The concertmaster of the Dublin orchestra (mostly strings and continuo, with oboes and trumpets sparsely indicated in the score and timpany held in reserve until the Hallelujah Chorus) was Matthew Dubourg (1703-1767). A London-born pupil of Geminiani who at 25 was appointed to lead the viceroyal music at Dublin, he returned to London to play a violin solo and lead the orchestra at the London premiere of Messiah, March 23, 1743, when (as on the following March 25 and 29) it was disguised as merely A New Sacred Oratorio to avoid offending those who resented the Covent Garden theatre environment for a commercialization of Christ's activities.
Among changes for London, the last soprano aria in Part I, "Rejoice greatly" (Zechariah 9:9-10)- in the autograph for Dublin da capo aria in 12/8 lasting 204 measures- was advantageously thinned to the 108 measures of 4/4 now universally preferred, the rhythms all being muscularly tightened during the revision. In the Dublin version, the duet immediately following "Rejoice greatly" was for two sopranos and in B flat throughout. But in London versions he divided "He shall feed his flock" between an alto singing the first section in F and a soprano singing the rest in B flat. Numerous other smaller and greater changes force our concluding that even his thoughts during the memorable 24 days when the heavens were opened before his eyes and he saw the Lord God sitting on His throne later proved susceptible of improvements.
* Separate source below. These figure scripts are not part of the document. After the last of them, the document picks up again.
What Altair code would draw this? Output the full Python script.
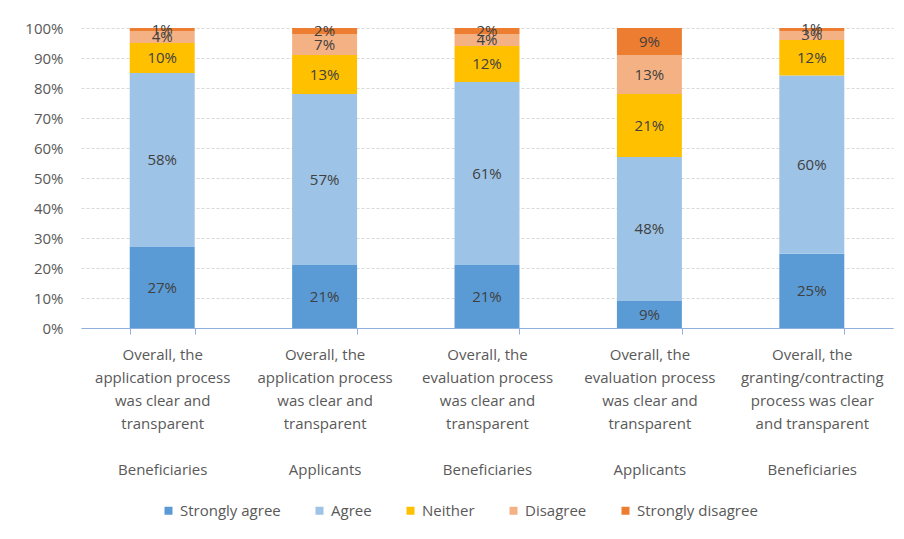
import altair as alt
import pandas as pd

series = ["Strongly agree", "Agree", "Neither", "Disagree", "Strongly disagree"]
colors = ["#5B9BD5", "#9DC3E6", "#FFC000", "#F4B183", "#ED7D31"]

q_lines = [
    ["Overall, the", "application process", "was clear and", "transparent"],
    ["Overall, the", "application process", "was clear and", "transparent"],
    ["Overall, the", "evaluation process", "was clear and", "transparent"],
    ["Overall, the", "evaluation process", "was clear and", "transparent"],
    ["Overall, the", "granting/contracting", "process was clear", "and transparent"],
]
groups = ["Beneficiaries", "Applicants", "Beneficiaries", "Applicants", "Beneficiaries"]

strongly_agree = [27, 21, 21, 9, 25]
agree = [58, 57, 61, 48, 60]
neither = [10, 13, 12, 21, 12]
disagree = [4, 7, 4, 13, 3]
strongly_disagree = [1, 2, 2, 9, 1]

y_ticks = [0, 0.1, 0.2, 0.3, 0.4, 0.5, 0.6, 0.7, 0.8, 0.9, 1.0]

values_by_series = [strongly_agree, agree, neither, disagree, strongly_disagree]
cats = ["|".join(q + ["\u200b", g]) for q, g in zip(q_lines, groups)]

rows = []
for i, c in enumerate(cats):
    for j, s in enumerate(series):
        rows.append({"cat": c, "series": s, "order": j, "value": values_by_series[j][i]})
df = pd.DataFrame(rows)

FONT = "Open Sans"
LABEL_COLOR = "#595959"

base = alt.Chart(df).transform_stack(
    stack="value",
    groupby=["cat"],
    sort=[alt.SortField("order", order="ascending")],
    offset="normalize",
    as_=["y0", "y1"],
).transform_calculate(
    mid="(datum.y0 + datum.y1) / 2",
    lbl="datum.value + '%'",
)

x_scale = alt.Scale(paddingInner=0.6, paddingOuter=0.3)
y_scale = alt.Scale(domain=[0, 1], nice=False)

x_axis = alt.Axis(
    title=None,
    labelExpr="split(datum.label, '|')",
    labelAngle=0,
    tickBand="extent",
    domainColor="#8FB0DC",
    tickColor="#8FB0DC",
    tickSize=6,
    labelPadding=13,
    labelLineHeight=23,
    labelFontSize=15,
    labelFont=FONT,
    labelColor=LABEL_COLOR,
    labelLimit=0,
    labelOverlap=False,
    grid=False,
)

y_axis = alt.Axis(
    title=None,
    format=".0%",
    values=y_ticks,
    domain=False,
    ticks=False,
    gridColor="#D9D9D9",
    gridDash=[3, 2],
    labelFontSize=15,
    labelFont=FONT,
    labelColor=LABEL_COLOR,
    labelPadding=18,
    labelOverlap=False,
    minExtent=75,
)

bars = base.mark_bar().encode(
    x=alt.X("cat:N", sort=cats, scale=x_scale, axis=x_axis),
    y=alt.Y("y0:Q", scale=y_scale, axis=y_axis),
    y2="y1:Q",
    color=alt.Color(
        "series:N",
        sort=series,
        scale=alt.Scale(domain=series, range=colors),
        legend=alt.Legend(
            orient="none",
            legendX=80,
            legendY=475,
            direction="horizontal",
            title=None,
            symbolType="square",
            symbolSize=64,
            symbolStrokeWidth=0,
            labelFontSize=15,
            labelFont=FONT,
            labelColor=LABEL_COLOR,
            columnPadding=31,
            padding=0,
        ),
    ),
)

texts = base.mark_text(fontSize=15, font=FONT, color="#404040").encode(
    x=alt.X("cat:N", sort=cats, scale=x_scale, axis=x_axis),
    y=alt.Y("mid:Q", scale=y_scale, axis=y_axis),
    text="lbl:N",
)

chart = alt.layer(bars, texts).properties(
    width=812,
    height=300,
    padding={"left": 81, "top": 28, "right": 11, "bottom": 211},
    autosize=alt.AutoSizeParams(type="none"),
    background="white",
).configure_view(stroke=None)

chart.save("out.html", embed_options={"renderer": "svg", "actions": False})
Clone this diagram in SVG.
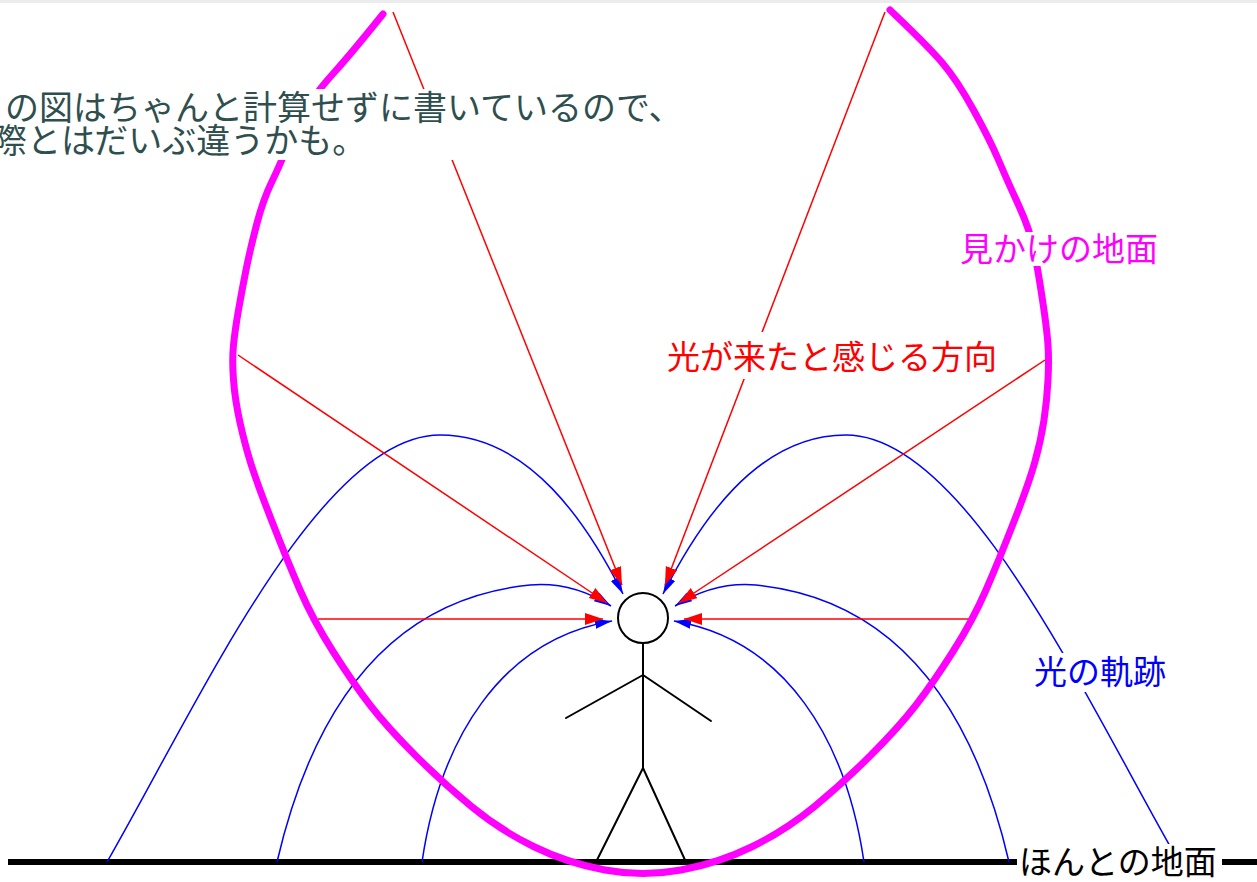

No other paramount composer is now so exclusively remembered by an achievement of his 56th year. No other masterpiece has so consistently retained its hold on the public. None other more effectively bridges the gap between the masses and the classes. No prior composer did so much to democratize great music. As his reward, none other's fame and name have been so steadily enshrined for two centuries.